Code that draws figures:
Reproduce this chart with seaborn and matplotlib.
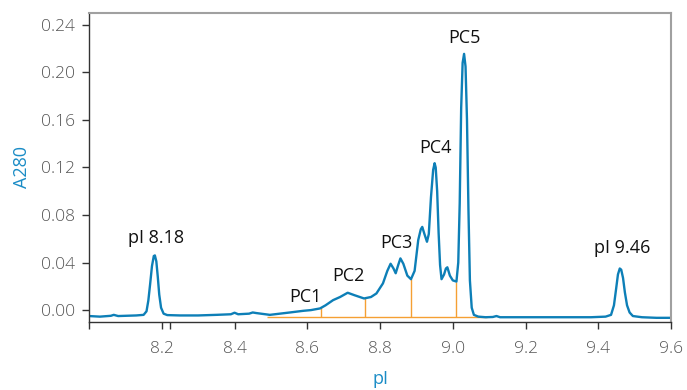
import seaborn as sns
import matplotlib.pyplot as plt
import pandas as pd

sns.set_style("ticks")
plt.rcParams['font.family'] = ['Open Sans', 'DejaVu Sans']

# trace
pI = [8.000, 8.030, 8.060, 8.068, 8.080, 8.100, 8.130, 8.150, 8.158, 8.163, 8.168,
      8.173, 8.178, 8.181, 8.185, 8.189, 8.193, 8.198, 8.205, 8.215, 8.250, 8.300,
      8.350, 8.390, 8.400, 8.410, 8.440, 8.450, 8.460, 8.497, 8.552, 8.589, 8.610,
      8.635, 8.650, 8.671, 8.690, 8.711, 8.730, 8.756, 8.775, 8.790, 8.808, 8.820,
      8.829, 8.837, 8.843, 8.850, 8.856, 8.864, 8.875, 8.885, 8.895, 8.905, 8.912,
      8.916, 8.922, 8.929, 8.934, 8.940, 8.946, 8.950, 8.953, 8.957, 8.961, 8.965,
      8.969, 8.976, 8.981, 8.985, 8.992, 9.000, 9.010, 9.015, 9.019, 9.023, 9.027,
      9.031, 9.035, 9.039, 9.043, 9.047, 9.052, 9.058, 9.070, 9.090, 9.110, 9.120,
      9.130, 9.200, 9.300, 9.380, 9.420, 9.435, 9.443, 9.449, 9.454, 9.459, 9.463,
      9.468, 9.473, 9.479, 9.486, 9.495, 9.520, 9.560, 9.600]
a280 = [-0.0050, -0.0055, -0.0048, -0.0040, -0.0050, -0.0048, -0.0045, -0.0040, -0.0010, 0.0080, 0.0220,
        0.0370, 0.0455, 0.0460, 0.0410, 0.0280, 0.0130, 0.0020, -0.0030, -0.0042, -0.0045, -0.0045,
        -0.0040, -0.0035, -0.0022, -0.0035, -0.0030, -0.0020, -0.0025, -0.0040, -0.0020, -0.0006, 0.0000,
        0.0014, 0.0040, 0.0084, 0.0110, 0.0146, 0.0125, 0.0098, 0.0110, 0.0140, 0.0225, 0.0330,
        0.0390, 0.0350, 0.0310, 0.0380, 0.0435, 0.0390, 0.0290, 0.0260, 0.0330, 0.0590, 0.0680,
        0.0700, 0.0640, 0.0575, 0.0640, 0.0950, 0.1180, 0.1236, 0.1200, 0.1000, 0.0650, 0.0380,
        0.0260, 0.0300, 0.0350, 0.0360, 0.0290, 0.0250, 0.0240, 0.0400, 0.0900, 0.1700, 0.2080,
        0.2156, 0.2050, 0.1600, 0.0850, 0.0250, 0.0020, -0.0040, -0.0055, -0.0060, -0.0058, -0.0050,
        -0.0060, -0.0060, -0.0060, -0.0060, -0.0055, -0.0040, 0.0040, 0.0180, 0.0300, 0.0350, 0.0340,
        0.0270, 0.0150, 0.0040, -0.0020, -0.0050, -0.0060, -0.0065, -0.0065]

# fraction cuts (orange)
cut_pI = [8.639, 8.758, 8.884, 9.008]
cut_top = [0.0025, 0.0100, 0.0260, 0.0235]
base_level = -0.0056
base_range = [8.488, 9.093]

# peak labels (baseline positions)
lab_text = ["pI 8.18", "pI 9.46", "PC1", "PC2", "PC3", "PC4", "PC5"]
lab_x = [8.184, 9.466, 8.594, 8.713, 8.844, 8.953, 9.032]
lab_y = [0.0567, 0.0477, 0.0070, 0.0244, 0.0520, 0.1325, 0.2246]

df = pd.DataFrame({"pI": pI, "A280": a280})

fig = plt.figure(figsize=(6.87, 3.90), dpi=100)
ax = fig.add_axes([0.1296, 0.1744, 0.8472, 0.7923])

orange = "#f5a033"
ax.hlines(base_level, base_range[0], base_range[1], color=orange, lw=1.0, zorder=1)
ax.vlines(cut_pI, base_level, cut_top, color=orange, lw=1.0, zorder=1)

sns.lineplot(data=df, x="pI", y="A280", ax=ax, color="#0d7fb7", lw=1.7,
             sort=False, zorder=2)

for t, x, y in zip(lab_text, lab_x, lab_y):
    ax.text(x, y, t, ha="center", va="baseline", fontsize=13, color="#111111")

ax.set_xlim(8.0, 9.6)
ax.set_ylim(-0.010, 0.250)
ax.set_xticks([8.0, 8.2, 8.4, 8.6, 8.8, 9.0, 9.2, 9.4, 9.6])
ax.set_xticklabels(["", "8.2", "8.4", "8.6", "8.8", "9.0", "9.2", "9.4", "9.6"])
ax.set_xticks([8.223], minor=True)
ax.set_yticks([0.00, 0.04, 0.08, 0.12, 0.16, 0.20, 0.24])
ax.set_yticklabels(["0.00", "0.04", "0.08", "0.12", "0.16", "0.20", "0.24"])
ax.tick_params(axis="both", which="both", direction="out", length=5, width=1,
               color="#333333", labelcolor="#555555", labelsize=12.5, pad=5)
ax.tick_params(axis="x", pad=9)
for lab in ax.get_xticklabels() + ax.get_yticklabels():
    lab.set_fontweight("light")

ax.set_xlabel("pI", color="#1a8cc6", fontsize=13, labelpad=9)
ax.set_ylabel("A280", color="#1a8cc6", fontsize=13, labelpad=7)

for side in ["left", "bottom"]:
    ax.spines[side].set_color("#333333")
    ax.spines[side].set_linewidth(1.0)
for side in ["top", "right"]:
    ax.spines[side].set_visible(True)
    ax.spines[side].set_color("#a0a0a0")
    ax.spines[side].set_linewidth(1.5)

plt.savefig("out.png", dpi=100)
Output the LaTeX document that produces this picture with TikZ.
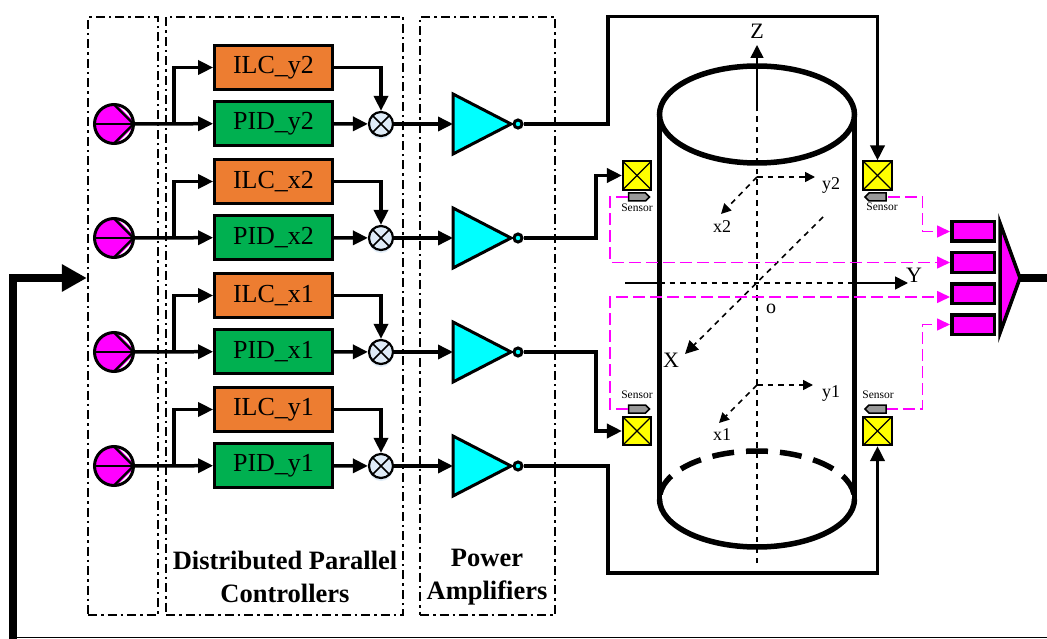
\documentclass[tikz,border=0pt]{standalone}
\usepackage{fontspec}
\setmainfont{Liberation Serif}
\usetikzlibrary{arrows.meta,shapes.geometric,shapes.symbols,shadows}
\definecolor{ilcorange}{RGB}{237,125,49}
\definecolor{pidgreen}{RGB}{0,176,80}
\definecolor{summing}{RGB}{222,235,247}
\definecolor{pumppink}{RGB}{255,0,255}
\definecolor{ampcyan}{RGB}{0,255,255}
\definecolor{coilyellow}{RGB}{255,255,0}

\begin{document}
\begin{tikzpicture}[x=1pt,y=-1pt,>={Triangle[length=15pt,width=14pt]},node distance=56pt]
  \tikzstyle{frame}=[draw,line width=2.4pt,dash pattern=on 9pt off 4pt on 2.5pt off 4pt,inner sep=0pt]
  \tikzstyle{ilc}=[draw,line width=2.7pt,fill=ilcorange,minimum width=118pt,minimum height=44pt,font=\fontsize{26}{26}\selectfont,inner sep=0pt]
  \tikzstyle{pid}=[ilc,fill=pidgreen]
  \tikzstyle{pump}=[draw,circle,line width=3pt,fill=pumppink,minimum size=39pt,inner sep=0pt,
    path picture={
      \draw[white,line width=1.8pt] (path picture bounding box.center) ++(4pt,-20pt) -- ++(20pt,20pt) -- ++(-20pt,20pt);
      \draw[line width=2.4pt] (path picture bounding box.west) -- (path picture bounding box.east);
      \draw[line width=2.4pt] (path picture bounding box.north) -- (path picture bounding box.east) -- (path picture bounding box.south);
    }]
  \tikzstyle{summer}=[draw,circle,line width=2.2pt,fill=summing,minimum size=24pt,inner sep=0pt,
    drop shadow={shadow xshift=0pt,shadow yshift=-3pt,fill=summing,opacity=0.9},
    path picture={
      \draw[line width=1.6pt] (path picture bounding box.south west) -- (path picture bounding box.north east);
      \draw[line width=1.6pt] (path picture bounding box.north west) -- (path picture bounding box.south east);
    }]
  \tikzstyle{amp}=[draw,isosceles triangle,isosceles triangle stretches,anchor=lower side,outer sep=0pt,line width=3pt,fill=ampcyan,minimum width=60pt,minimum height=58pt,inner sep=0pt]
  \tikzstyle{tip}=[draw,circle,line width=3pt,fill=ampcyan,minimum size=8pt,inner sep=0pt]
  \tikzstyle{coil}=[draw,line width=1.6pt,fill=coilyellow,minimum size=28.5pt,inner sep=0pt,
    path picture={
      \draw[line width=1.3pt] (path picture bounding box.south west) -- (path picture bounding box.north east);
      \draw[line width=1.3pt] (path picture bounding box.north west) -- (path picture bounding box.south east);
    }]
  \tikzstyle{probe}=[draw,signal,signal from=nowhere,line width=1.5pt,fill=gray!80,minimum width=21pt,minimum height=8pt,inner sep=0pt]
  \tikzstyle{adc}=[draw,line width=3.5pt,fill=pumppink,minimum width=42.5pt,minimum height=19.5pt,inner sep=0pt]
  \tikzstyle{tiny}=[font=\fontsize{11.5}{11.5}\selectfont,inner sep=0pt]
  \tikzstyle{axlabel}=[font=\fontsize{22}{22}\selectfont,inner sep=0pt]
  \tikzstyle{sublabel}=[font=\fontsize{18}{18}\selectfont,inner sep=0pt]
  \tikzstyle{title}=[font=\bfseries\fontsize{26.5}{33}\selectfont,align=center,inner sep=0pt]
  \tikzstyle{wire}=[line width=3.5pt,line join=miter]
  \tikzstyle{sig}=[line width=1.6pt,pumppink,dash pattern=on 12pt off 5pt,>={Triangle[length=13pt,width=12pt]}]
  \tikzstyle{axis}=[line width=1.6pt,dash pattern=on 5.5pt off 5pt,>={Triangle[length=10pt,width=10pt]}]
  \tikzstyle{axisline}=[line width=1.6pt,>={Triangle[length=13pt,width=13pt]}]

  \useasboundingbox (0,0) rectangle (1047,639);

  % frames
  \node[frame,minimum width=70pt,minimum height=598pt] (frameA) at (123,316) {};
  \node[frame,minimum width=237pt,minimum height=598pt] (frameB) at (284.5,316) {};
  \node[frame,minimum width=135pt,minimum height=598pt] (frameC) at (487.5,316) {};

  % controller rows
  \node[pid]    (pidy2) at (273.5,123.5)  {PID\_y2};
  \node[ilc]    (ilcy2) [above of=pidy2]  {ILC\_y2};
  \node[pump]   (pumpy2) at (114,124)     {};
  \node[summer] (sumy2) at (381,124)      {};
  \node[amp]    (ampy2) at (453,124)      {};
  \node[tip]    (tipy2) at (518,124)      {};

  \node[pid]    (pidx2) at (273.5,237.5)  {PID\_x2};
  \node[ilc]    (ilcx2) [above of=pidx2]  {ILC\_x2};
  \node[pump]   (pumpx2) at (114,238)     {};
  \node[summer] (sumx2) at (381,238)      {};
  \node[amp]    (ampx2) at (453,238)      {};
  \node[tip]    (tipx2) at (518,238)      {};

  \node[pid]    (pidx1) at (273.5,351.5)  {PID\_x1};
  \node[ilc]    (ilcx1) [above of=pidx1]  {ILC\_x1};
  \node[pump]   (pumpx1) at (114,352)     {};
  \node[summer] (sumx1) at (381,352)      {};
  \node[amp]    (ampx1) at (453,352)      {};
  \node[tip]    (tipx1) at (518,352)      {};

  \node[pid]    (pidy1) at (273.5,465.5)  {PID\_y1};
  \node[ilc]    (ilcy1) [above of=pidy1]  {ILC\_y1};
  \node[pump]   (pumpy1) at (114,466)     {};
  \node[summer] (sumy1) at (381,466)      {};
  \node[amp]    (ampy1) at (453,466)      {};
  \node[tip]    (tipy1) at (518,466)      {};

  \draw[->,wire] (pumpy2) -- (pidy2);
  \draw[->,wire] (174,124) |- (ilcy2);
  \draw[->,wire] (pidy2) -- (sumy2);
  \draw[->,wire] (ilcy2) -| (sumy2);
  \draw[->,wire] (sumy2) -- (ampy2.lower side);

  \draw[->,wire] (pumpx2) -- (pidx2);
  \draw[->,wire] (174,238) |- (ilcx2);
  \draw[->,wire] (pidx2) -- (sumx2);
  \draw[->,wire] (ilcx2) -| (sumx2);
  \draw[->,wire] (sumx2) -- (ampx2.lower side);

  \draw[->,wire] (pumpx1) -- (pidx1);
  \draw[->,wire] (174,352) |- (ilcx1);
  \draw[->,wire] (pidx1) -- (sumx1);
  \draw[->,wire] (ilcx1) -| (sumx1);
  \draw[->,wire] (sumx1) -- (ampx1.lower side);

  \draw[->,wire] (pumpy1) -- (pidy1);
  \draw[->,wire] (174,466) |- (ilcy1);
  \draw[->,wire] (pidy1) -- (sumy1);
  \draw[->,wire] (ilcy1) -| (sumy1);
  \draw[->,wire] (sumy1) -- (ampy1.lower side);

  \node[title] (ctrltitle) at (285,577) {Distributed Parallel\\Controllers};
  \node[title] (amptitle) at (487,577)  {Power\\Amplifiers};

  % cylinder
  \draw[line width=5pt] (659.5,114) -- (659.5,499) (854.5,114) -- (854.5,499);
  \draw[line width=5.5pt] (757,114.5) ellipse (97.5pt and 48.5pt);
  \draw[line width=5.5pt] (659.5,499) arc (180:360:97.5pt and 48pt);
  \draw[line width=5.5pt,dash pattern=on 22pt off 12pt,dash phase=11pt] (757,451) arc (90:0:97.5pt and 48pt);
  \draw[line width=5.5pt,dash pattern=on 22pt off 12pt,dash phase=11pt] (757,451) arc (90:180:97.5pt and 48pt);

  % axes
  \node[axlabel] (zlabel) at (757,31)  {Z};
  \node[axlabel] (ylabel) at (914,275) {Y};
  \node[axlabel] (xlabel) at (671,360) {X};
  \node[font=\fontsize{20}{20}\selectfont,inner sep=0pt] (olabel) at (771,309) {o};
  \coordinate (zfoot) at (757,563);
  \coordinate (zmid)  at (757,110);
  \coordinate (zhead) at (757,45);
  \coordinate (yfoot) at (625,283);
  \coordinate (yleft) at (659,283);
  \coordinate (yright) at (855,283);
  \coordinate (yhead) at (908,283);
  \coordinate (xfoot) at (823,217);
  \coordinate (xhead) at (685,354);
  \draw[axis] (zfoot) -- (zmid);
  \draw[->,axisline] (zmid) -- (zhead);
  \draw[axisline] (yfoot) -- (yleft);
  \draw[axis] (yleft) -- (yright);
  \draw[->,axisline] (yright) -- (yhead);
  \draw[->,axis,>={Triangle[length=13pt,width=13pt]}] (xfoot) -- (xhead);

  \coordinate (upper) at (757,177);
  \coordinate (y2head) at (815,177);
  \coordinate (x2head) at (721,214);
  \node[sublabel] (y2label) at (831,185) {y2};
  \node[sublabel] (x2label) at (722,227) {x2};
  \draw[->,axis] (upper) -- (y2head);
  \draw[->,axis] (upper) -- (x2head);
  \coordinate (lower) at (757,385);
  \coordinate (y1head) at (813,385);
  \coordinate (x1head) at (719,423);
  \node[sublabel] (y1label) at (831,393) {y1};
  \node[sublabel] (x1label) at (722,435) {x1};
  \draw[->,axis] (lower) -- (y1head);
  \draw[->,axis] (lower) -- (x1head);

  % coils and sensors
  \node[coil] (coilx2) at (637,175.5)   {};
  \node[coil] (coily2) at (877.5,175.5) {};
  \node[coil] (coilx1) at (637,431)     {};
  \node[coil] (coily1) at (877.5,431)   {};
  \node[probe,signal to=east] (probex2) at (637,197)   {};
  \node[probe,signal to=west] (probey2) at (877.5,197) {};
  \node[probe,signal to=east] (probex1) at (637,409)   {};
  \node[probe,signal to=west] (probey1) at (877.5,409) {};
  \node[tiny] (textx2) at (637,208) {Sensor};
  \node[tiny] (texty2) at (882,207) {Sensor};
  \node[tiny] (textx1) at (637,395) {Sensor};
  \node[tiny] (texty1) at (878,395) {Sensor};

  \draw[->,wire] (tipy2) -- (608,124) -- (608,16.5) -| (coily2);
  \draw[->,wire] (tipx2) -- (596,238) |- (coilx2);
  \draw[->,wire] (tipx1) -- (596,352) |- (coilx1);
  \draw[->,wire] (tipy1) -- (608,466) -- (608,573) -| (coily1);

  % acquisition block
  \node[adc] (adca) at (973,231.5) {};
  \node[adc] (adcb) at (973,262.5) {};
  \node[adc] (adcc) at (973,293.5) {};
  \node[adc] (adcd) at (973,324.5) {};
  \node[draw,isosceles triangle,isosceles triangle stretches,anchor=lower side,outer sep=0pt,line width=3.5pt,fill=pumppink,minimum width=110pt,minimum height=20pt,inner sep=0pt] (mux) at (1000,278) {};

  \coordinate (adcctip) at (950,297);
  \draw[->,sig,dash phase=16pt] (probey2) -- (922.5,197) |- (adca);
  \draw[->,sig] (probex2) -- (610,197) |- (adcb);
  \draw[->,sig] (probex1) -- (610,409) -- (610,297) -- (adcctip);
  \draw[->,sig,dash phase=1pt] (probey1) -- (922.5,409) |- (adcd);

  % feedback
  \coordinate (muxout) at (1047,278);
  \coordinate (cornerR) at (1047,637.5);
  \coordinate (cornerL) at (13,637.5);
  \coordinate (cornerB) at (13,639);
  \coordinate (cornerT) at (13,278);
  \draw[line width=8pt] (mux.apex) -- (muxout);
  \draw[line width=1.5pt] (cornerR) -- (cornerL);
  \draw[->,line width=8pt,>={Triangle[length=25pt,width=26pt]}] (cornerB) -- (cornerT) -- (frameA.west|-cornerT);
\end{tikzpicture}
\end{document}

What to do ->
Repeat only the lines between the start of the data and the line with "plt.rcParams['font.family'] = ['Open", including those two lines, and skip the pictures.

Exercise answer ->
Reproduce this chart with seaborn and matplotlib.
import seaborn as sns
import matplotlib.pyplot as plt
import pandas as pd

sns.set_style("ticks")
plt.rcParams['font.family'] = ['Open Sans', 'DejaVu Sans']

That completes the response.